Obama’s Priority: US-Taliban Dialogue

The government in Washington would like to announce the start of genuine and lasting negotiations with all Afghan fundamentalists. It plans to do this during the next NATO summit, which shall be held in late May in Chicago.

President Hamid Karzai is still confident that he will remain in power in Afghanistan, even though he is strongly criticized. Confiding as usual in the U.S. press, which he has taken a particular liking to, he unveils some not-so-confidential “secrets”: ongoing negotiations with the Taliban. The negotiations began with the U.S., but in an interview with the Wall Street Journal published yesterday, President Karzai said the Afghan government is now involved: “There have been contacts between the U.S. government and the Taliban, there have been contacts between the Afghan government and the Taliban, and there have been some contacts that we have made, all of us together, including the Taliban.”

A Fool’s Game

True or false, the statement is fuelling the fool’s game of the West in Afghanistan. It is an end-game that is played out in many acts. The first act focuses on the dialogue which has been going on for several months between Washington and the leaders of the fundamentalist Afghan insurgency. According to the Washington Post, which referred to statements made by members of the U.S. administration, Marc Grossman, the U.S. Special Envoy to Afghanistan and Pakistan, had already attended several meetings at the end of 2011. In early January, Zabiullah Mujahid, the Taliban spokesman, confirmed that his movement was opening a representative office in Qatar “to formalize”* these contacts. For its part, the United States is demanding that the process be sped up. Its hope is to be able to announce the start of genuine negotiations during the NATO summit scheduled for May 20 and 21 in Chicago, despite opposition from the secular forces in Afghanistan.

Not joining the exploratory contacts between the Americans and the Taliban, the Afghan government is trying to play its own role. Islamists believe that Karzai “is a figurehead of foreign powers, incapable of making independent decisions,”* according to their spokesman, and there is no question of having him as a representative. When NATO forces retreat, the Taliban want to regain full power in Kabul. Washington has repeatedly sought to reassure its inept ally. However, Karzai started Act II of the Afghan tragedy yesterday. He traveled to Islamabad to attend a two-day summit with Iranian President Mahmoud Ahmadinejad and Pakistan’s Asif Ali Zardari, focusing on security issues, especially the Taliban insurgency and the support they enjoy in Pakistan. Even though Karzai made no mention of Pakistani involvement in discussions with the insurgents, he said that cooperation with his neighbor “would make the whole matter easier.”

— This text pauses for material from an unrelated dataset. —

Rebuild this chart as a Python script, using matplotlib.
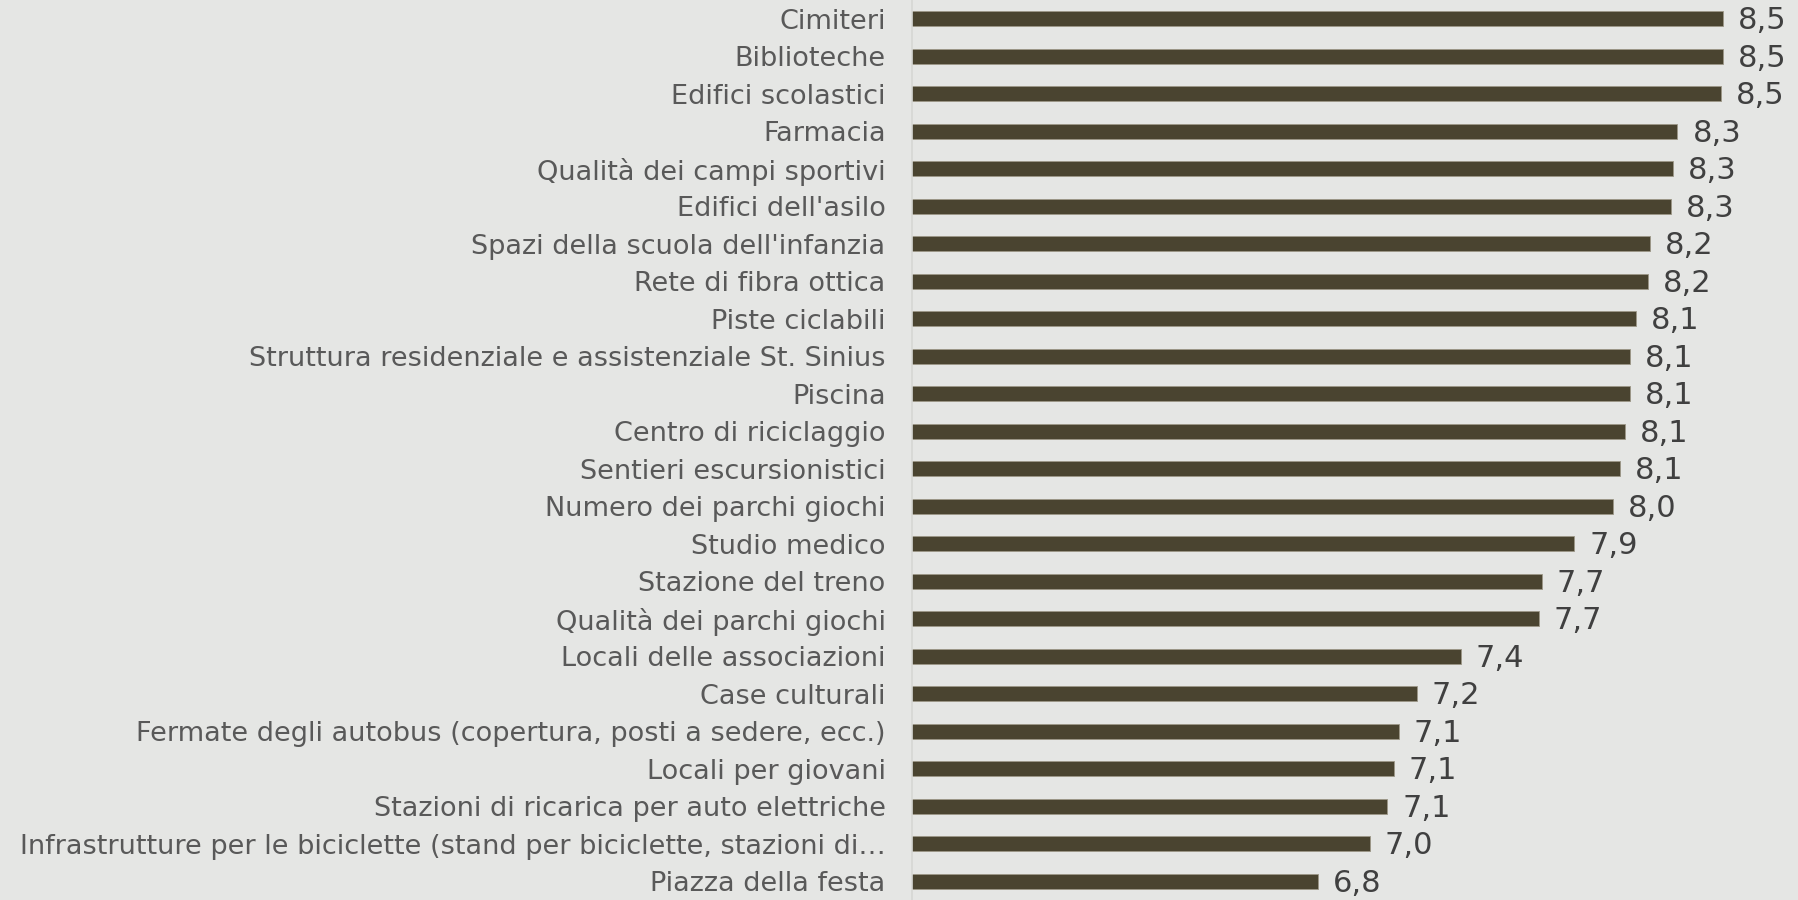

A significant message. While the U.S. and its allies in NATO have brought their withdrawal from Afghanistan forward by a year — according to Leon Panetta, Defense Secretary, U.S. forces have to take a “training, advice and assist role” from mid-2013 — who will be the actors on the Afghan stage and, first and foremost, Washington’s privileged representatives? Barack Obama thinks that it is urgent to reach a political provisional agreement; the fundamental understanding is already confirmed by the strategic partnership between Washington and Kabul. The pact defines the terms of the U.S. presence in Afghanistan at the end of the withdrawal of all of the coalition’s combat units, especially maintaining U.S. military bases on Afghan soil for a period of 10 years.

The Truths of Officer Davis

Upon returning from his last mission in Afghanistan, Lt. Col. Davis wrote a report called “Truths, Lies and Afghanistan”: “Senior ranking U.S. military leaders have so distorted the truth when communicating with the U.S. Congress and American people,” the senior officer writes, “in regards to conditions on the ground in Afghanistan that the truth has become unrecognizable. This deception has damaged America’s credibility among both our allies and enemies, severely limiting our ability to reach a political solution to the war in Afghanistan. It has likely cost American taxpayers hundreds of billions of dollars Congress might not otherwise have appropriated had it known the truth, and our senior leaders’ behavior has almost certainly extended the duration of this war.”

*Editor’s Note: This quotation, while translated correctly, could not be verified in English.